While local proponents of climate action acknowledge the coming years won’t be easy, many are self-described optimists, scattered to various corners of city government and community organizations. Hofstetter hopes that the economic benefits associated with renewable power will encourage the federal government and utility to embrace it, while Zhu points out that key parts of Gainesville’s plan are already underway, like the rollout of electric buses, bolstered by federal grants.
Alachua County residents have also been taking action on climate change on their own. Last spring, the University of Florida student senate passed a Green New Deal, a first of its kind in the nation. The Community Weatherization Coalition, a local group that started in a church, has spent decades helping low income neighborhoods fortify homes to be more energy efficient. It’s also part of a larger collaboration creating a community solar project for the county. Other organizations, like the local Sierra Club chapter, have tried to nudge the utility’s new board toward solar energy as a cheaper alternative to gas.

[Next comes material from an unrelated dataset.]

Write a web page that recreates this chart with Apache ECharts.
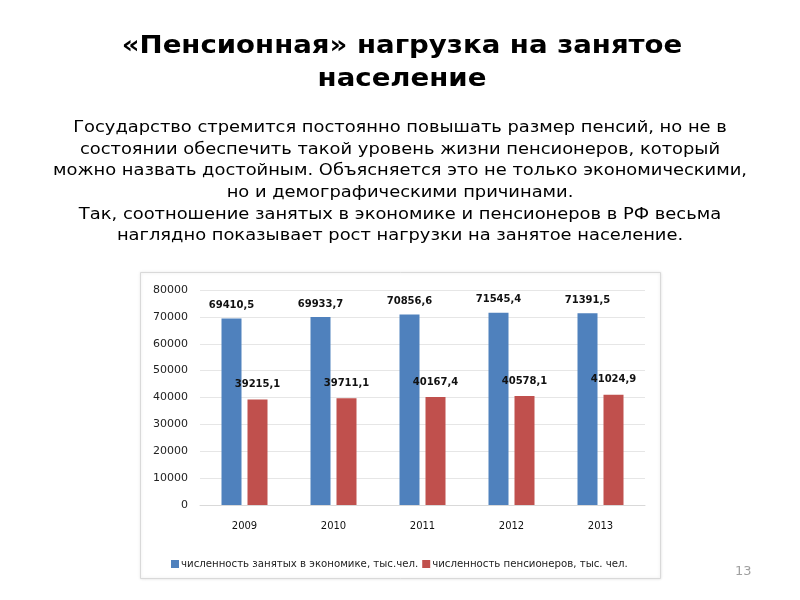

Riley also sees an opportunity for building public support for the plan in more conservative parts of the county by exchanging the word “climate” for less politicized synonyms. “Words really matter, but it’s about doing the work,” they said. In the town of Hawthorne, located in the far east corner of Alachua county, organizers ended up holding a sustainability and resilience summit instead of a climate one earlier this year. Zhu’s title also recently changed from “chief climate officer” to “chief resilience officer.”
Nix, who speaks to churches on behalf of the climate action committee, says that once people understand how preparing for climate change can protect them, they have no problem with using the word “climate.”
“The best way to communicate climate impacts is to meet people where they are,” he said. “Find out how it impacts them. Get them to feel it’s personal. People will work a little bit harder to do the small things that they can.”